3 La gestion consensuelle du Pays se cristallise dans sa structure porteuse et les mécanismes d’intégration.

Statut juridique de la structure porteuse : les cadres de l’intégration

Ce qui est en jeu ici, c’est la légitimation du système de pouvoir multi-niveau qui gère le contrat de Pays et nourrit l’intégration intercommunale. C’est par le lissage des oppositions partisanes et une répartition équilibrée des financements que la formalisation des relations de pouvoir laisse à chaque EPCI, en particulier à la ville centre, communauté d’agglomération, la possibilité de promouvoir son propre développement en coordination avec les autres communautés de communes constituant le Pays. La problématique de la coordination semble prendre le pas sur celle du contrôle. Cependant, la stratégie de développement ne trouve cohérence et efficacité que dans un leadership affirmé.

Dans le Pays Roannais qui a opté pour le syndicat mixte ouvert et dans le Pays Beaujolais qui a retenu la convention entre EPCI, la ville centre dispose d’un plus grand nombre de représentants que les autres communautés de communes. Mais cette répartition est plus symbolique qu’elle ne permet de peser réellement sur les majorités.

Le cas Roannais

Pour Roanne la coopération intercommunale est ancienne. Elle a été une des premières villes de France à se structurer en communauté d’agglomération avec six communes voisines pour regrouper 73 000 habitants. Elle a pris une part importante dans le bon déroulement du CGD en se plaçant, en termes de représentation, sur un pied d’égalité avec les communautés de communes participantes, bien que Christian AVOCAT, adjoint au maire de Roanne en était le chef de projet.

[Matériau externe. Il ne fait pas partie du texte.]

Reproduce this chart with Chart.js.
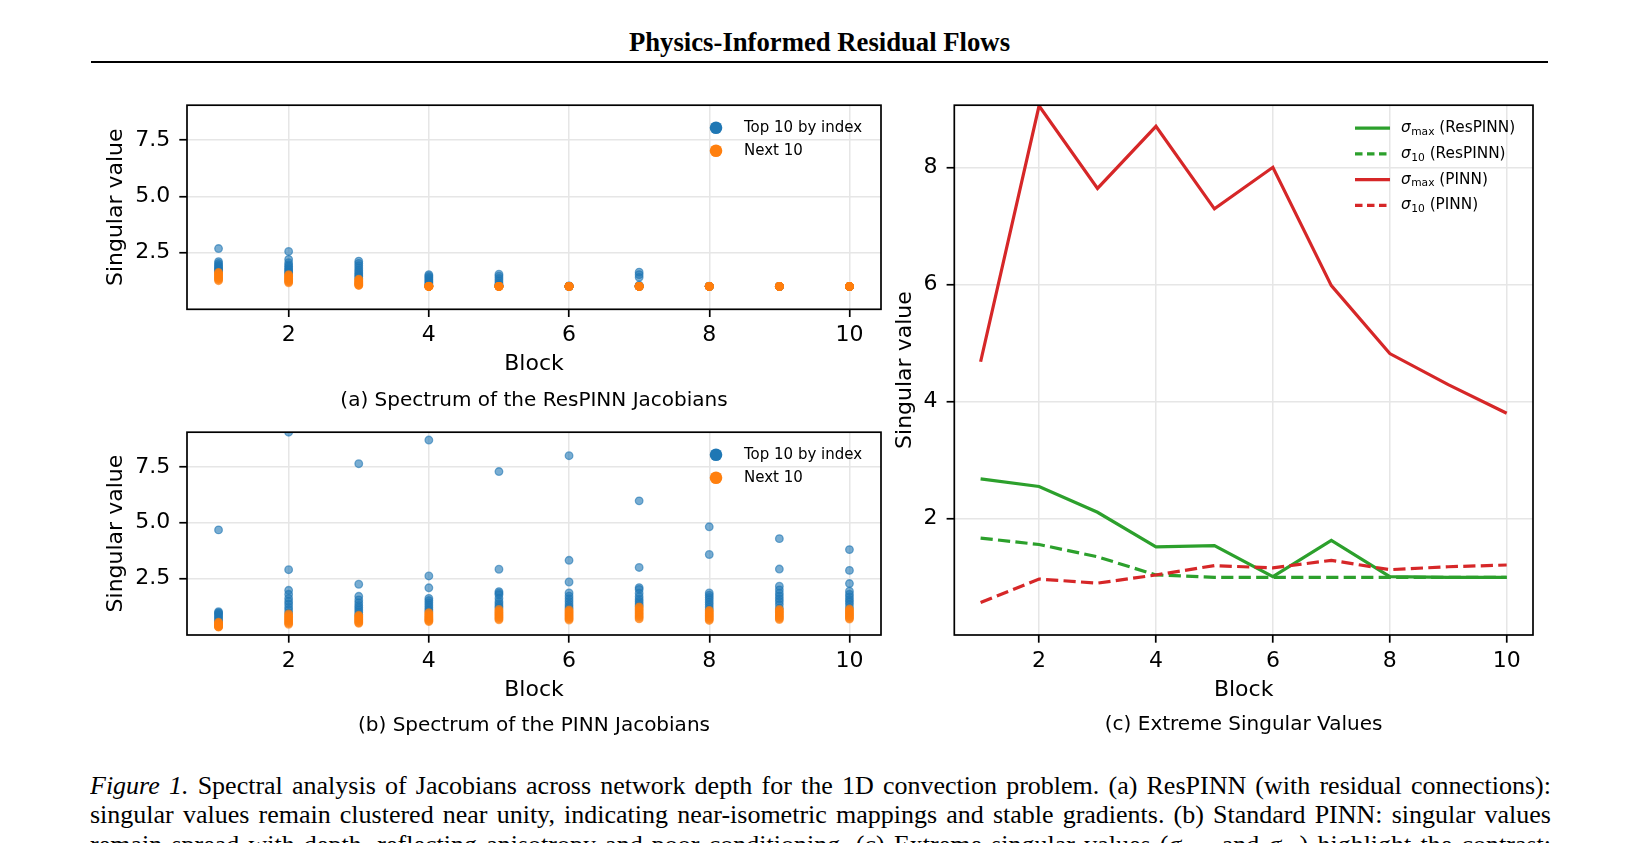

‘« Une animation de partage, c’est très important. Que ce soit avec les socioprofessionnels, les chambres consulaires, des associations, une équité entre les communautés de communes et l’agglomération, ce qui était un choix politique très fort. On met deux représentants de l’agglomération, comme on met deux représentants pour la plus petite des communautés de communes. Cette égalité a pu permettre de décoincer un certain nombre de situations, c’était plus facile de collaborer ».
Entretien n°31 du 7 décembre 2006’

Le changement de majorité municipale, en 2001, fait éclater cet équilibre politique et symbolique. La mécanique d’intégration à l’échelle du CDPRA s’enraye. Le Grand Roanne revendique quatre représentants au sein des instances dirigeantes du Pays au lieu de deux auparavant289. Même si les communautés de communes comptent 20 délégués sur les 25 du syndicat mixte, la confiance est ébranlée. D’autant plus les nouveaux dirigeants de la ville centre entament une procédure de contrat d’agglomération qui renforce la défiance des partenaires. Le contrat d’agglomération est perçu comme concurrent du contrat de Pays qui manifeste non seulement une volonté hégémonique du Grand Roanne, mais aussi une tentative de faire cavalier seul, le Grand Roanne se délestant de son arrière Pays.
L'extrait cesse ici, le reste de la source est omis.